His comments came after Turkey angered the United States this week by bombing YPG positions in Syria. There have also been successive clashes between the Turkish army and the YPG over the border in the last days.
Erdogan warned the YPG that Turkey would fire back against any assault and thwart the creation of any Kurdish state in northern Syria.
"Are we going to leave them unanswered? We are doing what is necessary. We will take this kind of measure as long as the threats continue."
Blasting "fools" who he said were trying to form a Kurdish state in norther Syria, he said: "We will not allow the formation of such a state."
- 'Late but welcome' -
The spat over the YPG has so far held up any plan for Turkey and the United States to work together in Syria to prise the jihadist de-facto capital of Raqa out of the hands of IS.
Erdogan said 2,500-5,000 IS fighters were believed to still be in Raqa. A joint operation with the United States but excluding the YPG to take Raqa "would be nothing difficult for us. We can do this together," said Erdogan.
But Erdogan praised Trump for showing a "more determined" approach than Obama against the regime of President Bashar al-Assad after the air strikes this month that followed a suspected chemical attack.
"It was late coming but something that we welcomed," he said of the US air strikes. "The Assad regime has seen for the first time in six years that there will be no silence to the massacre of innocents."
- 'Bodes well' -
Along with the Syrian Kurds, the second main thorn in the side of Turkey-US relations is the future of Fethullah Gulen, who Ankara blamed for the failed July 15 coup and resides in a secluded Pennsylvania compound.

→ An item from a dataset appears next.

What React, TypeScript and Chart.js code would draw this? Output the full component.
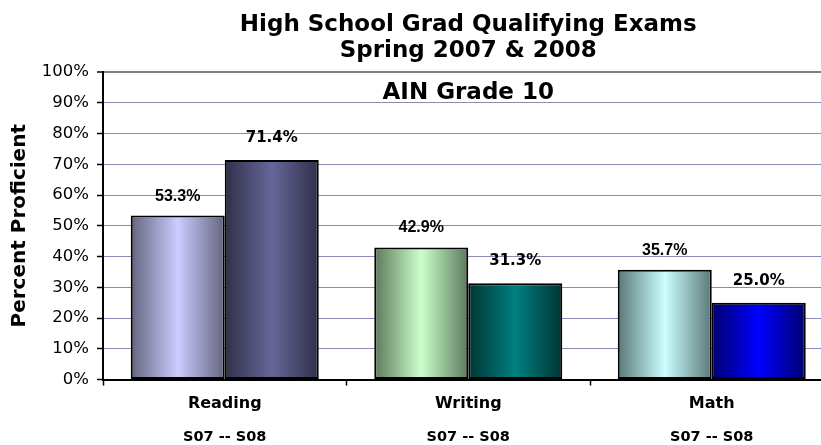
import { useEffect, useRef } from 'react';
import { Chart, registerables } from 'chart.js';

Chart.register(...registerables);

// ---- data ----
const categories = ['Reading', 'Writing', 'Math'];
const subLabels = ['S07 -- S08', 'S07 -- S08', 'S07 -- S08'];
const seriesNames = ['Spring 2007', 'Spring 2008'];
const s07Values = [53.3, 42.9, 35.7];
const s08Values = [71.4, 31.3, 25.0];
const titleLines = ['High School Grad Qualifying Exams', 'Spring 2007 & 2008'];
const titleLine3 = 'AIN Grade 10';
const yAxisTitle = 'Percent Proficient';

// ---- styles ----
const s07Light = ['#ccccff', '#ccffcc', '#ccffff'];
const s07Dark = ['#64647f', '#5c7a5c', '#5a7878'];
const s08Mid = ['#666699', '#008080', '#0000ff'];
const s08Dark = ['#30304a', '#003434', '#000070'];
const CAT_PCT = 0.772;
const labelFonts = ['bold 16px "Liberation Sans"', 'bold 15px "DejaVu Sans"'];
const labelLift = [19.5, 22];

function barFill(lights: string[], darks: string[], di: number) {
  return (c: any) => {
    const chart = c.chart;
    const xs = chart.scales && chart.scales.x;
    const i = c.dataIndex ?? 0;
    if (!xs || !chart.chartArea || c.type !== 'data') return lights[i];
    const catW = xs.width / categories.length;
    const barW = (catW * CAT_PCT) / 2;
    const center = xs.getPixelForValue(i);
    const left = center - barW + di * barW;
    const g = chart.ctx.createLinearGradient(left, 0, left + barW, 0);
    g.addColorStop(0, darks[i]);
    g.addColorStop(0.5, lights[i]);
    g.addColorStop(1, darks[i]);
    return g;
  };
}

const valueLabels = {
  id: 'valueLabels',
  afterDatasetsDraw(chart: any) {
    const ctx = chart.ctx;
    chart.data.datasets.forEach((ds: any, di: number) => {
      const meta = chart.getDatasetMeta(di);
      meta.data.forEach((bar: any, i: number) => {
        const v = ds.data[i];
        ctx.save();
        ctx.font = labelFonts[di];
        ctx.fillStyle = '#000';
        ctx.textAlign = 'center';
        ctx.textBaseline = 'middle';
        ctx.fillText(v.toFixed(1) + '%', bar.x, bar.y - labelLift[di]);
        ctx.restore();
      });
    });
  },
};

const thirdTitle = {
  id: 'thirdTitle',
  afterDraw(chart: any) {
    const { ctx, chartArea } = chart;
    ctx.save();
    ctx.font = 'bold 23px "DejaVu Sans"';
    ctx.fillStyle = '#000';
    ctx.textAlign = 'center';
    ctx.textBaseline = 'alphabetic';
    ctx.fillText(titleLine3, (chartArea.left + chartArea.right) / 2, chartArea.top + 27);
    ctx.restore();
  },
};

export default function App() {
  const ref = useRef<HTMLCanvasElement>(null);

  useEffect(() => {
    if (!ref.current) return;
    Chart.defaults.font.family = '"DejaVu Sans"';
    const chart = new Chart(ref.current, {
      type: 'bar',
      data: {
        labels: categories,
        datasets: [
          {
            label: seriesNames[0],
            data: s07Values,
            backgroundColor: barFill(s07Light, s07Dark, 0),
            borderColor: '#000',
            borderWidth: 2,
            borderSkipped: false,
            categoryPercentage: CAT_PCT,
            barPercentage: 1,
          },
          {
            label: seriesNames[1],
            data: s08Values,
            backgroundColor: barFill(s08Mid, s08Dark, 1),
            borderColor: '#000',
            borderWidth: 2,
            borderSkipped: false,
            categoryPercentage: CAT_PCT,
            barPercentage: 1,
          },
        ],
      },
      options: {
        animation: false,
        responsive: true,
        maintainAspectRatio: false,
        layout: { padding: { left: 0, right: 16.5, top: 0, bottom: 2 } },
        plugins: {
          legend: { display: false },
          tooltip: { enabled: false },
          title: {
            display: true,
            text: titleLines,
            fullSize: false,
            color: '#000',
            font: { family: '"DejaVu Sans"', size: 23, weight: 'bold', lineHeight: 26 / 23 },
            padding: { top: 12.5, bottom: 7.5 },
          },
        },
        scales: {
          x: {
            type: 'category',
            position: 'bottom',
            weight: 0,
            offset: true,
            afterFit: (scale: any) => {
              scale.height = 32;
            },
            grid: {
              display: true,
              drawOnChartArea: false,
              drawTicks: true,
              tickLength: 6,
              tickColor: '#000',
              tickWidth: 1.5,
              offset: true,
            },
            border: { display: true, color: '#000', width: 2 },
            ticks: {
              color: '#000',
              padding: 8.5,
              font: { family: '"DejaVu Sans"', size: 16, weight: 'bold' },
              maxRotation: 0,
            },
          },
          x2: {
            type: 'category',
            position: 'bottom',
            weight: 1,
            labels: subLabels,
            offset: true,
            afterFit: (scale: any) => {
              scale.height = 31.5;
            },
            grid: { display: false },
            border: { display: false },
            ticks: {
              color: '#000',
              padding: 9,
              font: { family: '"DejaVu Sans"', size: 14.5, weight: 'bold' },
              maxRotation: 0,
            },
          },
          y: {
            min: 0,
            max: 100,
            afterFit: (scale: any) => {
              scale.width = 103;
            },
            ticks: {
              stepSize: 10,
              color: '#000',
              padding: 8,
              font: { family: '"DejaVu Sans"', size: 16.5 },
              callback: (v: any) => v + '%',
            },
            grid: {
              color: (c: any) => (c.tick && c.tick.value === 100 ? '#808080' : '#8a8ab4'),
              lineWidth: (c: any) => (c.tick && c.tick.value === 100 ? 2 : 1),
              tickColor: '#000',
              tickLength: 6,
              tickWidth: 1.5,
            },
            border: { display: true, color: '#000', width: 2 },
            title: {
              display: true,
              text: yAxisTitle,
              color: '#000',
              font: { family: '"DejaVu Sans"', size: 20, weight: 'bold' },
              padding: { top: 7.5, bottom: 0 },
            },
          },
        },
      },
      plugins: [valueLabels, thirdTitle],
    });
    return () => chart.destroy();
  }, []);

  return (
    <div
      style={{
        position: 'absolute',
        left: 0,
        top: 0,
        width: 821,
        height: 445,
        overflow: 'hidden',
        background: '#fff',
      }}
    >
      <div style={{ position: 'relative', width: 850, height: 445 }}>
        <canvas ref={ref} />
      </div>
    </div>
  );
}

Ankara has pressed for the extradition of Gulen -- who denies the charges -- to face trial and was disappointed by the slack progress under Obama.
Erdogan said Turkey was "seriously concerned that the terrorist chief can easily go about his business," referring to Gulen.
He said that the arrest of Gulen by the United States was a "basic expectation" of Turkey.
James Jones, chairman of the Brent Scowcroft Center on International Security at the Atlantic Council and former US national security advisor, said in Istanbul that he believed the relationship between the two men would be a good one.
"I am optimistic that the personal relationship on a presidential level is off to a good start. It bodes very well," he said.